Kapten Satria (Rio Dewanto) adalah anggota Pasukan Garuda yang hendak bertugas ke Lebanon selama setahun, meninggalkan sang kekasih, Diah (Revalina S. Temat). Kondisi tersebut meninggalkan sebuah keraguan bagi Diah, terlebih sang ibu (Tri Yudiman) kurang menyetujui hubungan mereka, berbeda dengan sang ayah (Deddy Mizwar) yang notabene mantan prajurit dan mengerti akan hal itu. Kecemburuan Diah timbul tatkala mengetahui kedekatan Satria dengan wanita setempat, Rania (Jowy Khoury) seorang janda beranak satu, karena sang suami meninggal terkena serangan bom. Di sisi lain datanglah Andri (Baim Wong), pengusaha sukses yang menggunakan kekayaannya untuk merebut perhatian ibu Diah supaya merestuinya sebagai calon menantu.

Film yang bertindak sebagai propaganda bagi Pasukan Garuda, dan itu bukanlah sebuah hal buruk, banyak film yang bertindak serupa tapi menghasilkan sebuah estetika misalnya "The Birth of Nation'' dan "Pengkhiantan G 30 S PKI" adalah dua contoh usungan yang menghasilkan sebuah snematik yang luar biasa menawan. Pasukan Garuda menggambarkan prajurit abdi negara berdidekasi tinggi dimana mereka rela mengesampingkan pribadi, bersedia meluangkan waktu untuk memberikan bantuan hingga amat dicintai oleh masyarakat setempat, bahkan menaruh perhatian pada sesama militer (Satria dan anak buahnya sempat mendatangi angkatan bersenjata Lebanon untuk mengirimi kue dan mengucapkan ucapan ulang tahun). Kebanggaan belum tersulut, tapi saya tak keberatan untuk mempercayai persentasi itu.

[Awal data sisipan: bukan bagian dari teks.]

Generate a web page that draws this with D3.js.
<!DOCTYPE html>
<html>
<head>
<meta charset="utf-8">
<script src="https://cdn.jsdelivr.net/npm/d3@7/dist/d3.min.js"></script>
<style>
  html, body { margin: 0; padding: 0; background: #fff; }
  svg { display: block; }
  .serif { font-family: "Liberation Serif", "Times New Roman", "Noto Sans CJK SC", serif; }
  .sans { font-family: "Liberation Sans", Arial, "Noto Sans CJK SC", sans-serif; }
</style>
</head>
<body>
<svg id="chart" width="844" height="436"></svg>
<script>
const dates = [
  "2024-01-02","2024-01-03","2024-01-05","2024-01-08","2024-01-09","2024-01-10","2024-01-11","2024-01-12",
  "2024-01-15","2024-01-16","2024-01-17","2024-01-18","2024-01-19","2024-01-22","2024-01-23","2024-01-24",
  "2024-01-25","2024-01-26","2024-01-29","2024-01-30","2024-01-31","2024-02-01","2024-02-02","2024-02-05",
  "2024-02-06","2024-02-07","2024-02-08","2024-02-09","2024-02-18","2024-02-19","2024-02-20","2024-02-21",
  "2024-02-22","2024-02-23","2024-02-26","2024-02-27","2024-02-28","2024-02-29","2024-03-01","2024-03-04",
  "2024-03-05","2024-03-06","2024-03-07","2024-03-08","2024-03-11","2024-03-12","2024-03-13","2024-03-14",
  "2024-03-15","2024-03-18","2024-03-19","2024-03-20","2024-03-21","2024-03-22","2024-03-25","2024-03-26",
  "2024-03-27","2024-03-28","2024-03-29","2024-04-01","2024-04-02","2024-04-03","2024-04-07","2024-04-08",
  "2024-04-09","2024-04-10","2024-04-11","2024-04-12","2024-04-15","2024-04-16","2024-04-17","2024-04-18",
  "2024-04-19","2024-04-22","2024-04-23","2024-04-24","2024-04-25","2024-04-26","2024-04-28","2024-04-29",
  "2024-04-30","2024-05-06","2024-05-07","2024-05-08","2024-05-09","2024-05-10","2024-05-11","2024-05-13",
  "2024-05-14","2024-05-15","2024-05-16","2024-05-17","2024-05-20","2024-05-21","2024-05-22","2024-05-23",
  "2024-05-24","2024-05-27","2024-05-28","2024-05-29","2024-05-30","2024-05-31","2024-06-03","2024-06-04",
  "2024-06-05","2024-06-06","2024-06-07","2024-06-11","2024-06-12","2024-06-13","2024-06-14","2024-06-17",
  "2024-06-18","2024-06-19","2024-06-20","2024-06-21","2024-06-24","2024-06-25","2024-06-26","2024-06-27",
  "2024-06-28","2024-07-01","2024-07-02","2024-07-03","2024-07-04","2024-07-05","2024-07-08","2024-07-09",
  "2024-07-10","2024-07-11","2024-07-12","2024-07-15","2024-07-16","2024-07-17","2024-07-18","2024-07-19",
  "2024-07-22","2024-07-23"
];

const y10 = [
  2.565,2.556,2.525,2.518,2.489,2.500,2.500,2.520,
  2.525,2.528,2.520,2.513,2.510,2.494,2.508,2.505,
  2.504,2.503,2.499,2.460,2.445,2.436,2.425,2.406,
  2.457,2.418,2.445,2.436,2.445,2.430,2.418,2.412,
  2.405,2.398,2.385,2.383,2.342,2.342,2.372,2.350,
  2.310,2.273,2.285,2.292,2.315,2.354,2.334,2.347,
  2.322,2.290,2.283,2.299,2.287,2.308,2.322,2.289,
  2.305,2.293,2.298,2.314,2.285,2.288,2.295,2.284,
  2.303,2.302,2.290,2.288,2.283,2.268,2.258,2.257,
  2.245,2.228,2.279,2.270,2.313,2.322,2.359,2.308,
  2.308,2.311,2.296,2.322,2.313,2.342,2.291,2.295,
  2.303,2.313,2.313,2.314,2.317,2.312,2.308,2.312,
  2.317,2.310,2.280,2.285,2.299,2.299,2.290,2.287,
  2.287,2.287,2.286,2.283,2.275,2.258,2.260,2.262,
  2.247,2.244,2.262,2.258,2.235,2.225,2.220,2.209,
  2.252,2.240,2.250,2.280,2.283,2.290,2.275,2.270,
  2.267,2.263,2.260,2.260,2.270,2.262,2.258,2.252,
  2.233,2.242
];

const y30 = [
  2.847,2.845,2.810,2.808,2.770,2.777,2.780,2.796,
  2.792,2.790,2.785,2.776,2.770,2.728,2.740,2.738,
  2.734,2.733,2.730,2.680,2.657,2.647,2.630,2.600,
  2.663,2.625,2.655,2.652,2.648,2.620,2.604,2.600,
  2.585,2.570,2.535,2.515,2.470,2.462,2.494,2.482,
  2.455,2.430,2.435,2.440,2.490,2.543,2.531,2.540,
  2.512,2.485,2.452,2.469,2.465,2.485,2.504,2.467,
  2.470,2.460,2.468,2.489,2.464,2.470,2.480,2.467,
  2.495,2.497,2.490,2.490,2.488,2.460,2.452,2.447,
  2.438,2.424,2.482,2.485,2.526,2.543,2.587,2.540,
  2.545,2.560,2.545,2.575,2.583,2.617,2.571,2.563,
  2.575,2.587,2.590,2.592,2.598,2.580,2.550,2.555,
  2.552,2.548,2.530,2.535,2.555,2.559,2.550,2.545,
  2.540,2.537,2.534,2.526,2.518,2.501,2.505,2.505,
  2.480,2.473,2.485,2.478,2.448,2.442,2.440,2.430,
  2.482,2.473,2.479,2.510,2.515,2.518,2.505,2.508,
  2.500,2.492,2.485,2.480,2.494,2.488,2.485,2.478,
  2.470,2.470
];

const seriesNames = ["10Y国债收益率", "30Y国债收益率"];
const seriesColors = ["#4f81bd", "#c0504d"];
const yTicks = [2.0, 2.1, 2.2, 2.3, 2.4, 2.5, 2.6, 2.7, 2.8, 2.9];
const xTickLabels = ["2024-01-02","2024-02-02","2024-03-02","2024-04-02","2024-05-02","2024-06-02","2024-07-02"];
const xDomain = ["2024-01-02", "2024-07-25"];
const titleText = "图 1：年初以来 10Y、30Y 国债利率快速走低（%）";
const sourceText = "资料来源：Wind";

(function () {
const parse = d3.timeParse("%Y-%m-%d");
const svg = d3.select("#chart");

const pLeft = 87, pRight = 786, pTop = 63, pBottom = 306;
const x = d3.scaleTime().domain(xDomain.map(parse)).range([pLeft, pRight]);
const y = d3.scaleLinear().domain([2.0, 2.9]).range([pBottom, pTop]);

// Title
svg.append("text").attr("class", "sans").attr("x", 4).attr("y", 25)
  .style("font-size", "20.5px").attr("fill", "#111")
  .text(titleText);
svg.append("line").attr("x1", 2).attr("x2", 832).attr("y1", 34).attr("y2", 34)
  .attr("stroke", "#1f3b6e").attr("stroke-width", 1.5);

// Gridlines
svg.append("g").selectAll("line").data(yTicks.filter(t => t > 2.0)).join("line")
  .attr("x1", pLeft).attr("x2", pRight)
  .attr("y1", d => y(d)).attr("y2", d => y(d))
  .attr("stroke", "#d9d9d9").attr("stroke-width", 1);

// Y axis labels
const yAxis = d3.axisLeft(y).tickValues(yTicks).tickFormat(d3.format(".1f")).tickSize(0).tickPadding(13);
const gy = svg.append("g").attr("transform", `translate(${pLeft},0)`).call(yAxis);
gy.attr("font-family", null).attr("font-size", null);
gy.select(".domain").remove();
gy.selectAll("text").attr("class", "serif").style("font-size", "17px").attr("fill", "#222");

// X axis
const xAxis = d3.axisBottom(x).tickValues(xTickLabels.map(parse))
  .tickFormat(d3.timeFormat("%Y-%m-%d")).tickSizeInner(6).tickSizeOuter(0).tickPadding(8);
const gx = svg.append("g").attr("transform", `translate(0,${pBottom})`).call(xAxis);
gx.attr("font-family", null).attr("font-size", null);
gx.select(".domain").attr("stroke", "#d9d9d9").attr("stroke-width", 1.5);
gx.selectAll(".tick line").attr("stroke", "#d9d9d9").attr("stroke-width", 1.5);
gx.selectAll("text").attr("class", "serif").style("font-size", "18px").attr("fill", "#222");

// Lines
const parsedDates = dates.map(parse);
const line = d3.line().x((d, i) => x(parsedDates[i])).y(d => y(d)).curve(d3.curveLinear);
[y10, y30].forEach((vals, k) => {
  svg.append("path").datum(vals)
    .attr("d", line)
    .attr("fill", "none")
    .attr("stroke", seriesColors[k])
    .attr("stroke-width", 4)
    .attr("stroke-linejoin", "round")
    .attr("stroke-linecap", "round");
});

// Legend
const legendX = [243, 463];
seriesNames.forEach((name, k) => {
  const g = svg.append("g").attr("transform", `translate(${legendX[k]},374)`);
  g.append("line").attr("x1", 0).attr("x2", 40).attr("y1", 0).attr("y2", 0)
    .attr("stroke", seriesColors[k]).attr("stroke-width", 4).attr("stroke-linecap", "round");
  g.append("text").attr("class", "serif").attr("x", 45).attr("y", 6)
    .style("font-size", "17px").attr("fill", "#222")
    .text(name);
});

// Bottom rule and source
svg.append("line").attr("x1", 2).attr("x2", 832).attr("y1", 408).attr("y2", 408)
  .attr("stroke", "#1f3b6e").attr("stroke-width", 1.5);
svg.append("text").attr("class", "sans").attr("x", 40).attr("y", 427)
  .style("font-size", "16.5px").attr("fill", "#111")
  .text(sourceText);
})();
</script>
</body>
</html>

"Pasukan Garuda: I Leave My Heart in Lebanon" jatuh akibat romansa yang menuturkan ketabahan prajurit menghadapi benturan masalah personal dan tugas. Berniat menggali sebuah paparan dilema antara Satria dan Diah, naskah garapan Benni Setiawan justru membuat mereka tidak simpatik. Diah adalah tipikal wanita posesif dan gampang dikuasai cemburu. Hanya melihat sang kekasih berbicara dengan seorang wanita pun membuatnya marah, enggan mengangkat telepon dan menolak menerima penjelasan. Sulit pula untuk bersimpati pada Satria yang mayoritas kegiatannya di Lebanon dihabiskan bersama Rania dan sang puteri, Satria sadar Diah cemburu bahkan oleh sesama rekannya pun sendiri sudah diperingatkan, bahkan Satria pun mengaku ingin membantu Rania dan sang puteri dan jatuh hati padanya secara terang-terangan.

Lebanon adalah negara konflik, begitupun lontaran kalimat yang dilontarkan dari ucapan Rania, masyarakat setempat menderita, menghabiskan keseharian mereka hidup menantang maut. "Pasukan Garuda: I Leave My Heart in Lebanon" lalai untuk mengeksplorasi situasi itu, sesekali roket menghujani langit dan militer Indonesia terjebak pada situasi baku tembak yang dikemas begitu clumsy oleh Benni Setiawan dengan efek CGI seadanya yang urung menghasilkan sebuah ketegangan. Saya paham benar filmnya mengetengahkan pesan perdamaian ketimbang eksploitasi teror peperangan, tapi mayoritas durasi diisi sedemikian aman, misalnya memetik apel bersama masyarakat setempat, check up ke dokter, dan berkumpul. Butuh gejolak yang lebih besar agar penonton merasakan perjuangan dan pengorbanan Satria.

Niat Benni Setiawan jelas terpampang, namun teknik penceritaannya yang justru terasa gagal total, berusaha memaparkan sebuah dedikasi dan kesetiaan, kedua protagonis ini justru gagal menjaga kesetiaan bahkan amanah. Memang film bernuansa nasionalisme harus memiliki jiwa nasionalis yang kuat, iya, benar tapi bukan berarti harus mengkhianati aspek penceritaan membuat film terasa berat akan pesan moral namun cerita nol besar, itu yang terjadi disini. Rio Dewanto bermain baik disini, Revalina S. Temat berusaha untuk bermain emosi, tapi peran Boris Manullang lah paling mencuri perhatian berkat comic relief-nya, sungguh sebuah film yang tak signifikan bagi sentral penceritaan.